The 17 lbs (7.7kg) PA-600 stands a little over half an inch shorter than its more expensive brother, the ATCX. The case is quite similar to the ATCX, although it does measure in a tad wider at 6.7". However just like the ATCX, the case is made out of a very solid plastic that won't break or chip easily. So for those of you that have a tendency to bang your case around, you won't easily injure the beauty of the PA-600. Palo Alto does offer four standard front bezel designs, as well as a customizable bezel for OEMs.
In accordance with the style of the PA-600, the only two buttons on the front of the case are a power and a reset switch, and are accompanied by a total of two indicator lights, a hard drive activity LED and a power LED. The power button is large enough to easily be pressed and features an integrated power light. The reset switch however is considerably smaller, and can be difficult to press if you have larger fingers. The main purpose behind this is to make sure that you don't accidentally hit it, a goal which it accomplishes wonderfully as it is almost impossible to accidentally bump it.

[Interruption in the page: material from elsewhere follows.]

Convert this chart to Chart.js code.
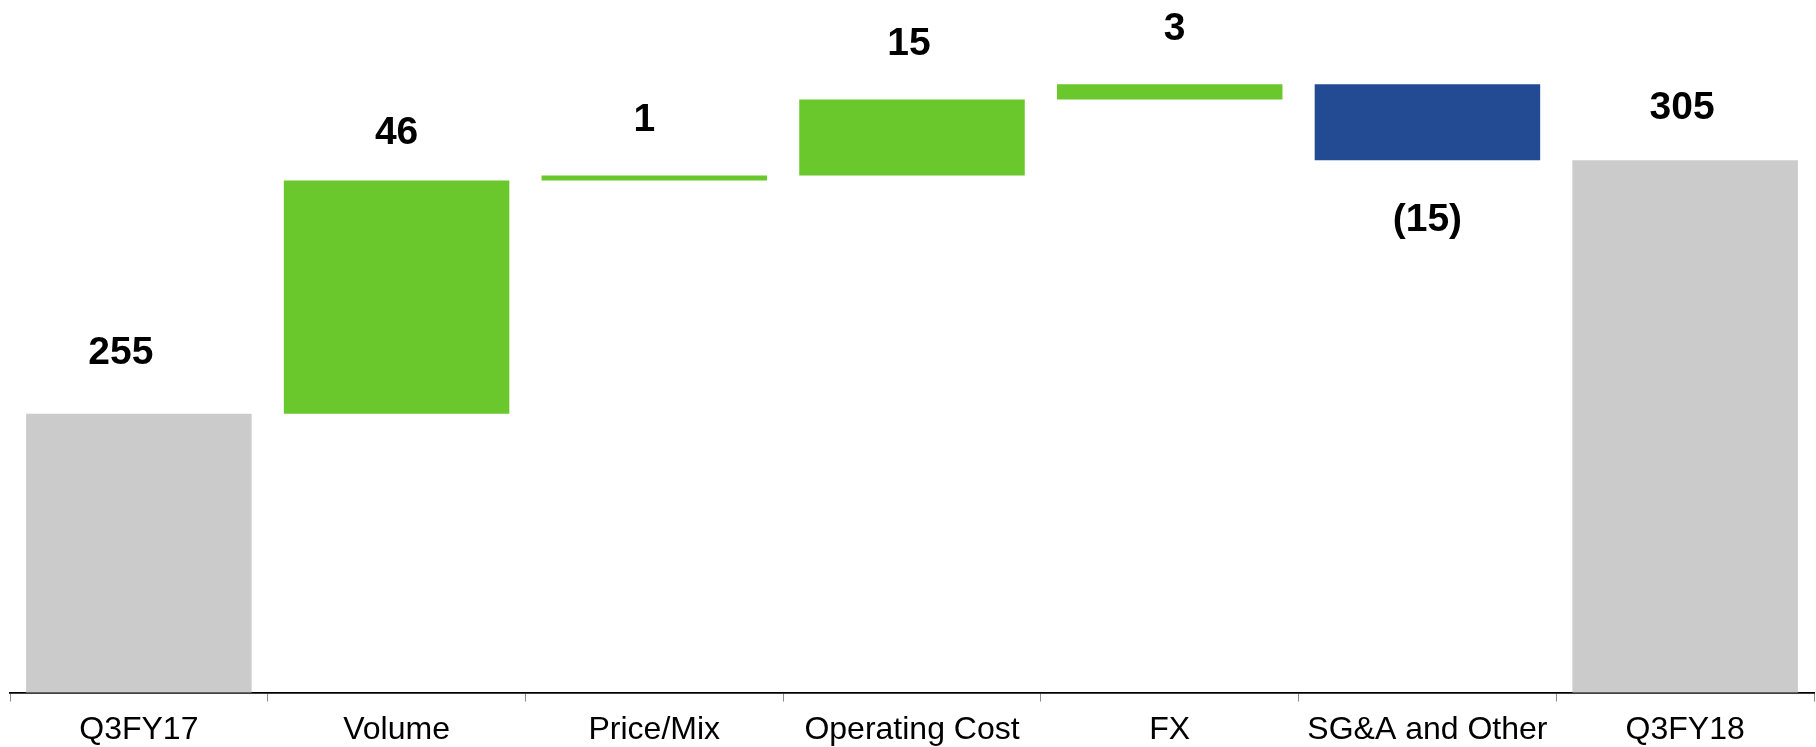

After our complaint about the inclusion of a 3-pin power LED connector with the ATCX it seems like Palo Alto addressed the problem and our PA-600 review sample featured both a 3-pin and a 2-pin connector for motherboards with a 2-pin power LED connector as seen to the left.
Just like the ATCX, opening the PA-600 is a very simple task. A single thumbscrew holds the right side panel securely in place, however unlike the ATCX, the thumb screw isn't "captive" meaning that you must physically remove it in order for you to remove the panel unlike the ATCX where the thumbscrew remained attached to the panel at all times. Just be sure you don't lose the thumbscrew and you'll be fine.
The side panel attached via the thumbscrew is fairly easy to take off, it attaches via the lone thumbscrew and two locking indentations that snap into the chassis. The left panel (the one attached via the thumbscrew) is covered on the inner side with a sheet of metal for purposes of EMI shielding.
Once that panel is off, the remaining panel appears to be equally as easy to take off however that didn't seem to be the case. The second panel slides backwards but it requires quite a bit of force to pull it back. We found that the easiest way to remove the left panel was to slowly slide it backwards one section at a time, starting at the top of the case and then moving to the side itself. After taking it off for the first time it did get progressively easier, however the point still stands that the PA-600 wasn't as easy to open as the ATCX.
The front bezel snaps it fairly
easily via a total of six snapping indentations, however there are no handles with which
to pull off the front bezel so the easiest way to pop it off is to take off the side
panels and unlock the snaps from the inside.
Also like the ATCX, the PA-600 allows for the prevention of unauthorized entry into your case via a tiny loop on the back of the chassis and the left panel. A simple luggage or combination lock placed through those two loops can render the case somewhat secure.